> EXERCISE AIM
Take the lines from the beginning of the material through the line containing "import numpy as np" and retype them exactly, leaving the pictures out.

> INFORMATION PROVIDED
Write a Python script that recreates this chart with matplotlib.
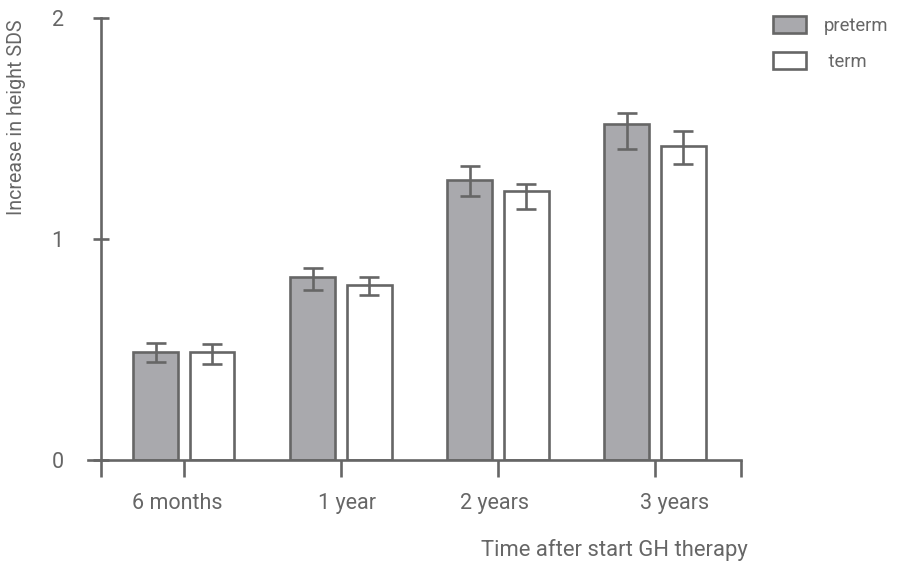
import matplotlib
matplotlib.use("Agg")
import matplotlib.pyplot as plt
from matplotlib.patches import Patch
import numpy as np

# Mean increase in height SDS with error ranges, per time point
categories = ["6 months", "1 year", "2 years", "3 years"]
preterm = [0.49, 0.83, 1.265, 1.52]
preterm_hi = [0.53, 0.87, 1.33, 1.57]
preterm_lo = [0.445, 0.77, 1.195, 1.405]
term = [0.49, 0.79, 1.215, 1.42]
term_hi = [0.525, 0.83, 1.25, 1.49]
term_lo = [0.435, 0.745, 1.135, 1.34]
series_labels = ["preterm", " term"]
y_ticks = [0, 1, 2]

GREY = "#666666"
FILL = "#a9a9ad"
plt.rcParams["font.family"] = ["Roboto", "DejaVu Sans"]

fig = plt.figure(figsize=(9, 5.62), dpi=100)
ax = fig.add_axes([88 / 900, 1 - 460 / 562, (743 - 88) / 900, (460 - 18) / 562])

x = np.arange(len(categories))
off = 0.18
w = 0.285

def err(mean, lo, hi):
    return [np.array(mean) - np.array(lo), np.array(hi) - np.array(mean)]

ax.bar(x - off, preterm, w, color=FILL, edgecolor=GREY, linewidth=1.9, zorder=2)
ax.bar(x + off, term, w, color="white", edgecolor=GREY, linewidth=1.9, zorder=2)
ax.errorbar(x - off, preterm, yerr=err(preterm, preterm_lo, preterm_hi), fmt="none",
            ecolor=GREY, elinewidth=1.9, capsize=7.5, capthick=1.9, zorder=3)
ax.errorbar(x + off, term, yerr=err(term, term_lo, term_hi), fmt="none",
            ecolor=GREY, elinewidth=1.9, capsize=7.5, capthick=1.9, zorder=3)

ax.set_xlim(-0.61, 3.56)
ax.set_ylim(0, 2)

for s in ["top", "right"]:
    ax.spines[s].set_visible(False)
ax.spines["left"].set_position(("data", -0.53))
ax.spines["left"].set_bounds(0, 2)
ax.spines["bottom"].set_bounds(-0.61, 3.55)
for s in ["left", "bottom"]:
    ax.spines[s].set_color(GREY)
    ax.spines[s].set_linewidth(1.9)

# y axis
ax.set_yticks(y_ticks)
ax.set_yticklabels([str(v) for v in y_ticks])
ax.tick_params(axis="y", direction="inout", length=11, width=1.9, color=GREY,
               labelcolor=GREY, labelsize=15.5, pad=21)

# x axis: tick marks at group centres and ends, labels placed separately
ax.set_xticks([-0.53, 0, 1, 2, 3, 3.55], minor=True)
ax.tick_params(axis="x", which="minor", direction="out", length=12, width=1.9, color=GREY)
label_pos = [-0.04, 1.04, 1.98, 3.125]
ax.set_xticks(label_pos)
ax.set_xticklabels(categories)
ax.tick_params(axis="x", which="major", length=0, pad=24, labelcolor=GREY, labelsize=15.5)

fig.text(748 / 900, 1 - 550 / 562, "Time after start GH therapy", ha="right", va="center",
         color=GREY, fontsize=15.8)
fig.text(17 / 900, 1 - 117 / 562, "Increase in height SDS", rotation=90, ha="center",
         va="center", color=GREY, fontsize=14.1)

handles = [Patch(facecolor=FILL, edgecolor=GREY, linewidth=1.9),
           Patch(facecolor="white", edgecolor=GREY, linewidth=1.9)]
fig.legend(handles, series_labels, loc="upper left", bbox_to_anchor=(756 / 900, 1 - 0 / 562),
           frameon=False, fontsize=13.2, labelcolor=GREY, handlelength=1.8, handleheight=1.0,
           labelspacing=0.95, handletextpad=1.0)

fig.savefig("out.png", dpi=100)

> EXERCISE RESPONSE
Write a Python script that recreates this chart with matplotlib.
import matplotlib
matplotlib.use("Agg")
import matplotlib.pyplot as plt
from matplotlib.patches import Patch
import numpy as np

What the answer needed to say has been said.